As soldiers are fitted out with more and more electrical sytems to extend their capabilities, they become increasingly dependent on the power needed to run them. Since soldiers in the field don’t always have ready access to an electrical outlet when they need to top up the batteries, the U.S. Air Force has developed a device that taps directly into the electricity flowing through overhead power lines... a kind of bat-hook for real-life superheroes.

Looking like something that would be right at home on Batman’s utility belt, the Remote Auxiliary Power System (RAPS) was developed by engineer Dave Coates for the Air Force in response to requests from special operations soldiers. They were looking for a device that would allow them to tap into overhead power lines to recharge the batteries of their equipment while in the field.
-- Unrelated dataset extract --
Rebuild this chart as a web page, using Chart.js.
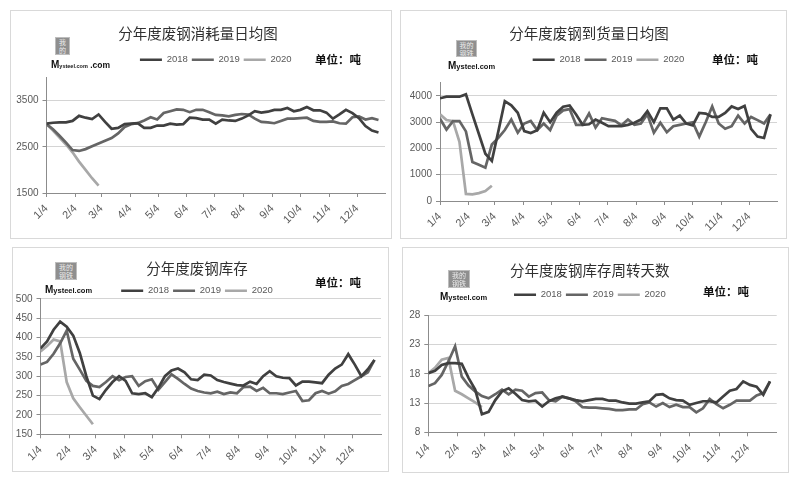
<!DOCTYPE html>
<html>
<head>
<meta charset="utf-8">
<script src="https://cdn.jsdelivr.net/npm/chart.js@4.4.1/dist/chart.umd.min.js"></script>
<style>
html,body{margin:0;padding:0;background:#fff;}
#page{position:relative;width:800px;height:484px;overflow:hidden;background:#fff;}
.panel{position:absolute;border:1px solid #d9d9d9;box-sizing:border-box;background:#fff;}
.panel canvas{position:absolute;left:0;top:0;}
.mark{position:absolute;background:#8f8f8f;color:#ececec;font-family:"Noto Sans CJK SC",sans-serif;font-size:7px;line-height:8px;text-align:center;overflow:hidden;border:1px solid #bdbdbd;box-sizing:border-box;}
.brand{position:absolute;white-space:nowrap;font-family:"Liberation Sans",Arial,sans-serif;font-weight:bold;color:#111;line-height:1;}
.brand .m{font-size:10px;}
.brand .r{font-size:7.5px;}
.unit{position:absolute;font-family:"Noto Sans CJK SC",sans-serif;font-weight:bold;font-size:11.5px;color:#111;white-space:nowrap;line-height:1;}
</style>
</head>
<body>
<div id="page">
  <div class="panel" style="left:10px;top:10px;width:382px;height:229px;"><canvas id="c1" width="380" height="227"></canvas></div>
  <div class="panel" style="left:400px;top:10px;width:387px;height:229px;"><canvas id="c2" width="385" height="227"></canvas></div>
  <div class="panel" style="left:12px;top:247px;width:377px;height:225px;"><canvas id="c3" width="375" height="223"></canvas></div>
  <div class="panel" style="left:402px;top:247px;width:387px;height:226px;"><canvas id="c4" width="385" height="224"></canvas></div>

  <div class="mark" style="left:55px;top:37px;width:15px;height:18px;">我的<br>钢铁</div>
  <div class="brand" style="left:51px;top:55px;"><span class="m">M</span><span style="font-size:5.5px;">ysteel.com</span><span style="font-size:8.5px;"> .com</span></div>

  <div class="mark" style="left:456px;top:40px;width:21px;height:17px;">我的<br>钢铁</div>
  <div class="brand" style="left:448px;top:56px;"><span class="m">M</span><span class="r">ysteel.com</span></div>

  <div class="mark" style="left:55px;top:262px;width:22px;height:18px;">我的<br>钢铁</div>
  <div class="brand" style="left:45px;top:280px;"><span class="m">M</span><span class="r">ysteel.com</span></div>

  <div class="mark" style="left:448px;top:270px;width:22px;height:18px;">我的<br>钢铁</div>
  <div class="brand" style="left:440px;top:287px;"><span class="m">M</span><span class="r">ysteel.com</span></div>

  <div class="unit" style="left:315px;top:54px;">单位：吨</div>
  <div class="unit" style="left:712px;top:54px;">单位：吨</div>
  <div class="unit" style="left:315px;top:277px;">单位：吨</div>
  <div class="unit" style="left:703px;top:286px;">单位：吨</div>
</div>
<script>
// ---- shared axis data ----
const MONTH_LABELS = ['1/4','2/4','3/4','4/4','5/4','6/4','7/4','8/4','9/4','10/4','11/4','12/4'];
const MONTH_DAYS = [0,31,59,90,120,151,181,212,243,273,304,334];
const SERIES_NAMES = ['2018','2019','2020'];
const SERIES_COLORS = ['#404040','#656565','#a8a8a8'];

// ---- chart 1: 分年度废钢消耗量日均图 ----
const CONS_2018 = [3000,3020,3030,3030,3060,3170,3130,3100,3200,3040,
                   2890,2910,2990,3000,3010,2910,2910,2960,2960,3000,
                   2980,2990,3130,3120,3090,3090,3000,3090,3070,3060,
                   3110,3180,3270,3240,3260,3300,3300,3340,3270,3300,
                   3360,3290,3290,3240,3110,3200,3300,3230,3120,2950,
                   2850,2810];
const CONS_2019 = [2990,2880,2740,2590,2430,2410,2450,2510,2570,2630,
                   2690,2790,2930,2990,3010,3070,3140,3090,3230,3270,
                   3310,3300,3250,3300,3300,3250,3190,3180,3160,3190,
                   3210,3200,3110,3040,3030,3010,3060,3110,3110,3120,
                   3130,3060,3040,3040,3050,3010,3000,3140,3160,3090,
                   3120,3080];
const CONS_2020 = [2990,2850,2700,2550,2380,2180,2000,1820,1660];
const CONS_TICKS = [1500,2500,3500];

// ---- chart 2: 分年度废钢到货量日均图 ----
const ARR_2018 = [3910,3970,3970,3970,4060,3300,2550,1800,1530,2650,
                  3800,3640,3360,2660,2590,2690,3360,3000,3360,3590,
                  3640,3290,2900,2920,3100,2980,2850,2850,2850,2900,
                  2980,3100,3420,3000,3530,3530,3100,3250,2950,2880,
                  3350,3330,3200,3200,3350,3600,3500,3620,2750,2450,
                  2400,3300];
const ARR_2019 = [3130,2720,3040,3040,2650,1480,1380,1270,2150,2400,
                  2700,3100,2600,2950,3050,2700,2950,2700,3250,3450,
                  3500,2900,2900,3330,2800,3150,3100,3050,2880,3100,
                  2900,2950,3300,2600,2980,2620,2850,2900,2950,3000,
                  2450,3000,3600,2950,2750,2850,3250,2950,3200,3080,
                  2950,3300];
const ARR_2020 = [3300,3080,3040,2250,270,250,300,380,580];
const ARR_TICKS = [0,1000,2000,3000,4000];

// ---- chart 3: 分年度废钢库存 ----
const INV_2018 = [372,390,420,441,428,405,360,300,250,241,
                  265,285,300,288,256,254,256,246,270,300,
                  315,320,310,292,290,304,302,290,285,281,
                  277,276,286,280,300,313,300,296,295,276,
                  286,286,284,282,304,320,330,357,330,300,
                  318,342];
const INV_2019 = [330,337,358,385,418,345,317,288,275,272,
                  285,300,290,298,300,275,287,292,265,285,
                  305,293,280,268,262,258,256,260,254,258,
                  256,272,273,262,270,256,256,254,258,262,
                  236,238,256,262,255,261,275,280,290,300,
                  310,342];
const INV_2020 = [364,378,395,390,285,243,220,198,176];
const INV_TICKS = [150,200,250,300,350,400,450,500];

// ---- chart 4: 分年度废钢库存周转天数 ----
const DAYS_2018 = [18.1,18.5,19.5,19.8,19.8,19.7,17.3,15.3,11.1,11.5,
                   13.5,15.0,15.5,14.6,13.5,13.3,13.4,12.4,13.3,13.8,
                   14.1,13.8,13.5,13.3,13.5,13.7,13.7,13.4,13.4,13.1,
                   12.9,12.9,13.1,13.3,14.4,14.5,13.8,13.5,13.4,12.7,
                   13.0,13.3,13.3,13.1,14.1,15.1,15.4,16.7,16.1,15.8,
                   14.4,16.7];
const DAYS_2019 = [15.9,16.4,17.8,20.1,22.7,17.5,16.0,15.0,14.2,13.8,
                   14.5,15.3,14.5,15.3,15.1,14.1,14.7,14.8,13.5,13.3,
                   14.1,13.8,13.3,12.3,12.2,12.2,12.1,12.0,11.8,11.8,
                   11.9,11.9,12.8,13.1,12.4,13.0,12.3,12.7,12.3,12.3,
                   11.4,12.1,13.7,12.8,12.1,12.7,13.4,13.4,13.4,14.3,
                   14.7,16.7];
const DAYS_2020 = [18.1,19.0,20.4,20.7,15.1,14.5,13.8,13.1,12.3];
const DAYS_TICKS = [8,13,18,23,28];

const DAYS_PER_WEEK = 7;

const legendGap = {
  id: 'legendGap',
  beforeLayout(chart, args, opts) {
    const lg = chart.legend;
    if (lg && !lg._gapPatched) {
      const f = lg.fit;
      lg.fit = function () { f.call(this); this.height += (opts.extra || 0); };
      lg._gapPatched = true;
    }
  }
};

Chart.defaults.font.family = "'Liberation Sans', Arial, sans-serif";
Chart.defaults.color = '#595959';

function makeChart(id, cfg) {
  const ctx = document.getElementById(id);
  return new Chart(ctx, {
    type: 'line',
    data: {
      datasets: SERIES_NAMES.map((name, k) => ({
        label: name,
        data: cfg.values[k].map((v, i) => ({ x: i * DAYS_PER_WEEK, y: v })),
        borderColor: SERIES_COLORS[k],
        backgroundColor: SERIES_COLORS[k],
        borderWidth: 2.7,
        pointRadius: 0,
        pointHoverRadius: 0,
        tension: 0,
        fill: false
      }))
    },
    options: {
      responsive: false,
      animation: false,
      devicePixelRatio: 1,
      layout: { padding: { left: 0, right: cfg.padR, top: 0, bottom: 0 } },
      plugins: {
        title: {
          display: true,
          text: cfg.title,
          color: '#303030',
          font: { family: "'Noto Sans CJK SC', sans-serif", size: 14.5, weight: 'normal' },
          padding: { top: cfg.tTop, bottom: cfg.tBot }
        },
        legend: {
          display: true,
          position: 'top',
          fullSize: cfg.legendFull,
          labels: {
            usePointStyle: true,
            pointStyle: 'line',
            pointStyleWidth: 22,
            padding: 4,
            color: '#595959',
            font: { size: 9.5 }
          }
        },
        legendGap: { extra: cfg.extra },
        tooltip: { enabled: false }
      },
      scales: {
        x: {
          type: 'linear',
          min: 0,
          max: 364,
          afterBuildTicks: s => { s.ticks = MONTH_DAYS.map(v => ({ value: v })); },
          afterFit: s => { s.height = cfg.xH; },
          ticks: {
            autoSkip: false,
            minRotation: 45,
            maxRotation: 45,
            padding: 5,
            color: '#595959',
            font: { size: 11 },
            callback: v => MONTH_LABELS[MONTH_DAYS.indexOf(v)]
          },
          grid: { display: true, drawOnChartArea: false, drawTicks: true, tickLength: 4, tickColor: '#8c8c8c' },
          border: { display: true, color: '#8c8c8c', width: 1 }
        },
        y: {
          type: 'linear',
          min: cfg.yMin,
          max: cfg.yMax,
          afterBuildTicks: s => { s.ticks = cfg.yTicks.map(v => ({ value: v })); },
          afterFit: s => { s.width = cfg.yW; },
          ticks: { padding: 4, color: '#595959', font: { size: 10 }, callback: v => String(v) },
          grid: { color: '#d4d4d4', drawTicks: true, tickLength: 4, tickColor: '#8c8c8c' },
          border: { display: true, color: '#8c8c8c', width: 1 }
        }
      }
    },
    plugins: [legendGap]
  });
}

makeChart('c1', {
  title: '分年度废钢消耗量日均图',
  values: [CONS_2018, CONS_2019, CONS_2020],
  yMin: 1500, yMax: 4000, yTicks: CONS_TICKS,
  tTop: 13.3, tBot: 9.3, extra: 3, legendFull: false,
  yW: 35.5, padR: 6, xH: 45
});
makeChart('c2', {
  title: '分年度废钢到货量日均图',
  values: [ARR_2018, ARR_2019, ARR_2020],
  yMin: 0, yMax: 4500, yTicks: ARR_TICKS,
  tTop: 13.3, tBot: 9.3, extra: 8.3, legendFull: false,
  yW: 39, padR: 9, xH: 37
});
makeChart('c3', {
  title: '分年度废钢库存',
  values: [INV_2018, INV_2019, INV_2020],
  yMin: 150, yMax: 500, yTicks: INV_TICKS,
  tTop: 11.3, tBot: 5.3, extra: -6.7, legendFull: true,
  yW: 27.5, padR: 7, xH: 36.7
});
makeChart('c4', {
  title: '分年度废钢库存周转天数',
  values: [DAYS_2018, DAYS_2019, DAYS_2020],
  yMin: 8, yMax: 28, yTicks: DAYS_TICKS,
  tTop: 13.3, tBot: 7.3, extra: 5.7, legendFull: true,
  yW: 25.3, padR: 11.3, xH: 39.7
});
</script>
</body>
</html>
The power lines that run from the street to a house usually consist of one insulated wire that carries electricity to the house, paired with a bare wire that carries electricity away to complete a circuit. For this reason the RAPS head features a razor blade that pierces the covering of the insulated wire while a contact surface on the inside of the head will make a connection with the bare wire.
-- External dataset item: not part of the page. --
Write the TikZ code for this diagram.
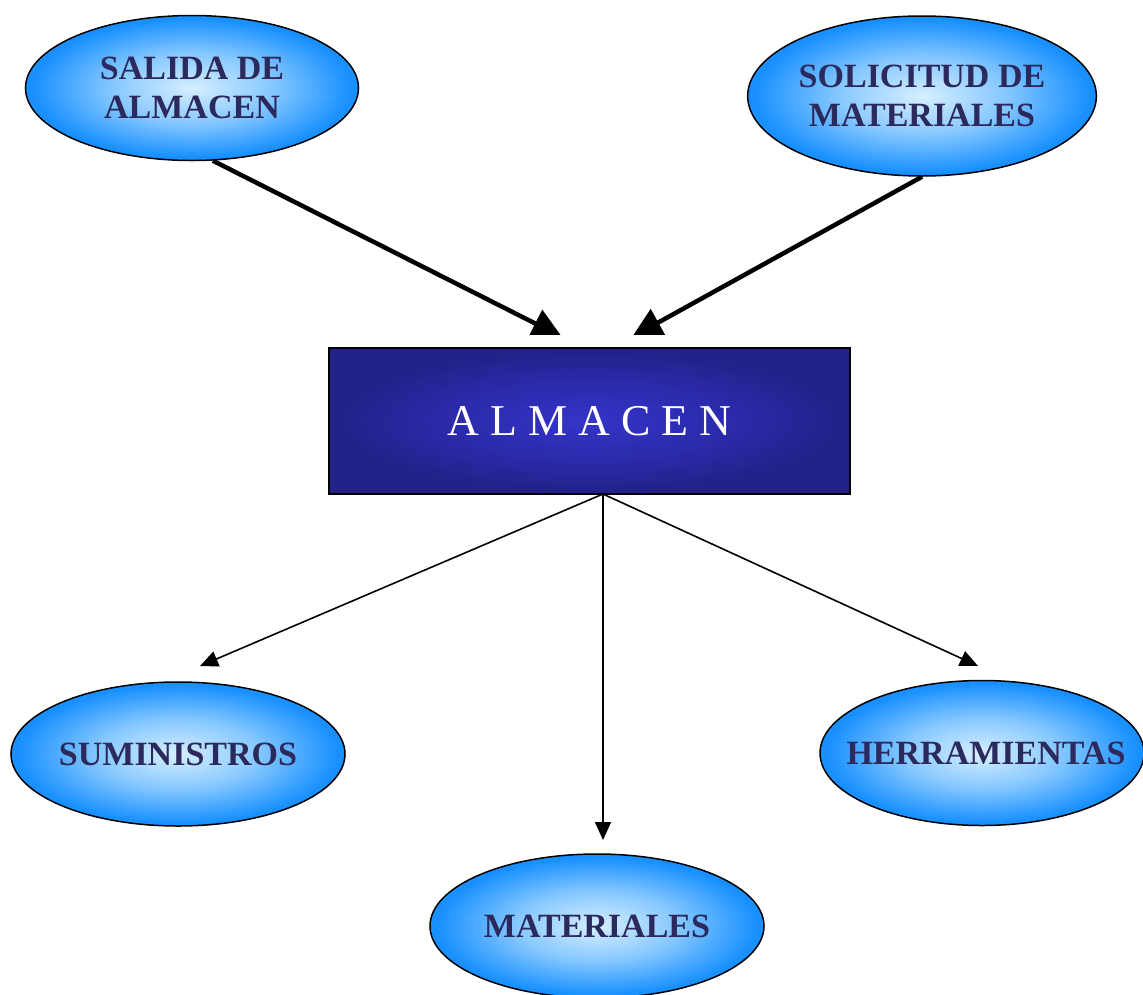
\documentclass[tikz,border=0pt]{standalone}
\usepackage{fontspec}
\setmainfont{Liberation Serif}
\usetikzlibrary{shapes.geometric,arrows.meta}

\definecolor{bubbleIn}{HTML}{D6EFFF}
\definecolor{bubbleMid}{HTML}{86C8FF}
\definecolor{bubbleOut}{HTML}{1890FF}
\definecolor{boxIn}{HTML}{3434C8}
\definecolor{boxMid}{HTML}{2A2AAA}
\definecolor{boxOut}{HTML}{22228A}
\definecolor{labelInk}{HTML}{2C2A5C}

% soft glow for the ovals and the central box
\pgfdeclareradialshading{bubbleglow}{\pgfpoint{0bp}{0bp}}{%
  color(0bp)=(bubbleIn); color(12bp)=(bubbleMid); color(24bp)=(bubbleOut); color(50bp)=(bubbleOut)}
\pgfdeclareradialshading{boxglow}{\pgfpoint{0bp}{0bp}}{%
  color(0bp)=(boxIn); color(14bp)=(boxMid); color(24bp)=(boxOut); color(50bp)=(boxOut)}

\tikzset{
  bubble/.style={ellipse, draw=black, line width=1.5pt, shading=bubbleglow,
    inner sep=0pt, align=center, text=labelInk,
    font=\bfseries\fontsize{34}{39}\selectfont},
  hub/.style={rectangle, draw=black, line width=2pt, shading=boxglow,
    inner sep=0pt, text=white, font=\fontsize{44}{50}\selectfont},
  heavy/.style={line width=4.5pt, -{Triangle[length=30pt,width=30pt]}},
  light/.style={line width=1.6pt, -{Triangle[length=18pt,width=16pt]}}
}

\begin{document}
\begin{tikzpicture}[x=1pt,y=-1pt]
\useasboundingbox (0,0) rectangle (1143,994);
\clip (0,0) rectangle (1143,994);

% sources
\node[bubble, minimum width=333pt, minimum height=145pt] (salida) at (192,88) {SALIDA DE\\ALMACEN};
\node[bubble, minimum width=348pt, minimum height=160pt] (solicitud) at (922,96) {SOLICITUD DE\\MATERIALES};

% store
\node[hub, minimum width=521pt, minimum height=146pt] (almacen) at (589.5,421) {A L M A C E N};

% outputs (zero-width label boxes keep the ovals at their set size)
\node[bubble, minimum width=334pt, minimum height=144pt] (suministros) at (178,754) {\makebox[0pt]{SUMINISTROS}};
\node[bubble, minimum width=324pt, minimum height=145pt] (herramientas) at (982,753) {\makebox[0pt]{\kern8pt HERRAMIENTAS}};
\node[bubble, minimum width=334pt, minimum height=144pt] (materiales) at (597,926) {\makebox[0pt]{MATERIALES}};

% arrow end points
\coordinate (salidaTip) at (562,337);
\coordinate (solicitudTip) at (632,337);
\coordinate (fork) at (603,494);
\coordinate (sumTip) at (200,666);
\coordinate (matTip) at (603,840);
\coordinate (herTip) at (978,666);

% inflow arrows, trimmed flat above the box
\begin{scope}
  \clip (0,0) rectangle (1143,334);
  \draw[heavy] (salida.-74) -- (salidaTip);
  \draw[heavy] (solicitud.south) -- (solicitudTip);
\end{scope}

% outflow arrows
\draw[light] (fork) -- (sumTip);
\draw[light] (fork) -- (matTip);
\draw[light] (fork) -- (herTip);
\end{tikzpicture}
\end{document}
Once the RAPS is thrown over the wires and forms a circuit, electricity runs down a cable to a custom power supply that converts it from AC to DC voltage so it can be used to recharge the special operations soldier’s equipment. To ensure that the device was safe to use even on wet power lines, the system was tested by placing the RAPS head, power supply and even the power lines underwater. It functioned perfectly with no safety problems.

Obviously, the device’s ability to recharge equipment in the field will be limited to fields with power lines, so the RAPS probably won’t be much help in the depths of the jungle or remote deserts – despite what the Department of Defense’s video below says.